** begin Data listing **

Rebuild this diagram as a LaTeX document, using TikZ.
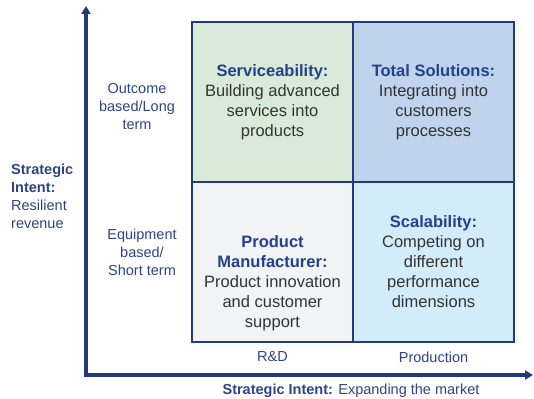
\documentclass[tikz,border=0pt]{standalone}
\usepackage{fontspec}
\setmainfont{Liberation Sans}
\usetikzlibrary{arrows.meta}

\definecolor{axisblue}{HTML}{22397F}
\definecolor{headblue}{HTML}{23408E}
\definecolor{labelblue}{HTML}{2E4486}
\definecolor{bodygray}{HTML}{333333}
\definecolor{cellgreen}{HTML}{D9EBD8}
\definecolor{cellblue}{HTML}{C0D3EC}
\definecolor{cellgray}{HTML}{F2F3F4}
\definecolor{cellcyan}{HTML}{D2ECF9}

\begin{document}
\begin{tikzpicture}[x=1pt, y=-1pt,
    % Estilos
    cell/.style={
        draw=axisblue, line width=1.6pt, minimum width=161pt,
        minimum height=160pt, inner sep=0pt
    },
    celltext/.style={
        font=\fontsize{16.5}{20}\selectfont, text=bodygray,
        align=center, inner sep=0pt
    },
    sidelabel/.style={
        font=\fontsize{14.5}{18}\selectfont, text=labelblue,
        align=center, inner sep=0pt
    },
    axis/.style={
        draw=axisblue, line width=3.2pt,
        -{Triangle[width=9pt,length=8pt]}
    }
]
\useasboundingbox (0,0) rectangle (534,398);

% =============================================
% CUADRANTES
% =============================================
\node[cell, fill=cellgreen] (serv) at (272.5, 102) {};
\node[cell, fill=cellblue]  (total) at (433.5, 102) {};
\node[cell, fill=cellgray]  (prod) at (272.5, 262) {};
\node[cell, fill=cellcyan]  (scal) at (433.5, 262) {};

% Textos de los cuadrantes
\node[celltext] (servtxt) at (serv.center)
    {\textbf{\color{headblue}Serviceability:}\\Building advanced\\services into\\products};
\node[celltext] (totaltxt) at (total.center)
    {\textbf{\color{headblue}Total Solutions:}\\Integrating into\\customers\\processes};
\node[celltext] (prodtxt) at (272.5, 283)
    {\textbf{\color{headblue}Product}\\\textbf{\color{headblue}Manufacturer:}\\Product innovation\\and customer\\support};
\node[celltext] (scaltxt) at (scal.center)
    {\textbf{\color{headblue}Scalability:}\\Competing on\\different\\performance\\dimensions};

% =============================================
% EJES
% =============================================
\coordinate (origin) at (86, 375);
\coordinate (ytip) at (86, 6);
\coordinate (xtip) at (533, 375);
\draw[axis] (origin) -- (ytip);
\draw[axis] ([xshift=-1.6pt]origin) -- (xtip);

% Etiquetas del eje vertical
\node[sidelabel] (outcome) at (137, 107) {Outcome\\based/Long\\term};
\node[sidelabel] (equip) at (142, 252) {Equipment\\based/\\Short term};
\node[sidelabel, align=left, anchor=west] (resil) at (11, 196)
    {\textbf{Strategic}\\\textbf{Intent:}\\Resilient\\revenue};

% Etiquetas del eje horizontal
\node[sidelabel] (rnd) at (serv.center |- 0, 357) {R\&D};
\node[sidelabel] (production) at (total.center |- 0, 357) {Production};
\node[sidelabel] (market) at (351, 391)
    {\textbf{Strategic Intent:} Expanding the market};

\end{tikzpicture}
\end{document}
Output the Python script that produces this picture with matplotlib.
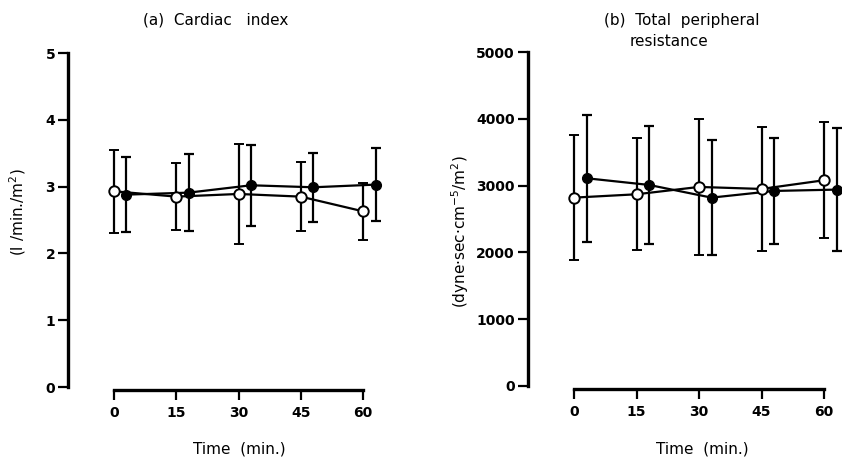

** end Data listing **

* _Written request_: Only lines belong in the copy: transcribe those from the start of the data through the line that contains "at (433.5, 262)", and skip the pictures.

* _Answer to this exercise_:
Rebuild this diagram as a LaTeX document, using TikZ.
\documentclass[tikz,border=0pt]{standalone}
\usepackage{fontspec}
\setmainfont{Liberation Sans}
\usetikzlibrary{arrows.meta}

\definecolor{axisblue}{HTML}{22397F}
\definecolor{headblue}{HTML}{23408E}
\definecolor{labelblue}{HTML}{2E4486}
\definecolor{bodygray}{HTML}{333333}
\definecolor{cellgreen}{HTML}{D9EBD8}
\definecolor{cellblue}{HTML}{C0D3EC}
\definecolor{cellgray}{HTML}{F2F3F4}
\definecolor{cellcyan}{HTML}{D2ECF9}

\begin{document}
\begin{tikzpicture}[x=1pt, y=-1pt,
    % Estilos
    cell/.style={
        draw=axisblue, line width=1.6pt, minimum width=161pt,
        minimum height=160pt, inner sep=0pt
    },
    celltext/.style={
        font=\fontsize{16.5}{20}\selectfont, text=bodygray,
        align=center, inner sep=0pt
    },
    sidelabel/.style={
        font=\fontsize{14.5}{18}\selectfont, text=labelblue,
        align=center, inner sep=0pt
    },
    axis/.style={
        draw=axisblue, line width=3.2pt,
        -{Triangle[width=9pt,length=8pt]}
    }
]
\useasboundingbox (0,0) rectangle (534,398);

% =============================================
% CUADRANTES
% =============================================
\node[cell, fill=cellgreen] (serv) at (272.5, 102) {};
\node[cell, fill=cellblue]  (total) at (433.5, 102) {};
\node[cell, fill=cellgray]  (prod) at (272.5, 262) {};
\node[cell, fill=cellcyan]  (scal) at (433.5, 262) {};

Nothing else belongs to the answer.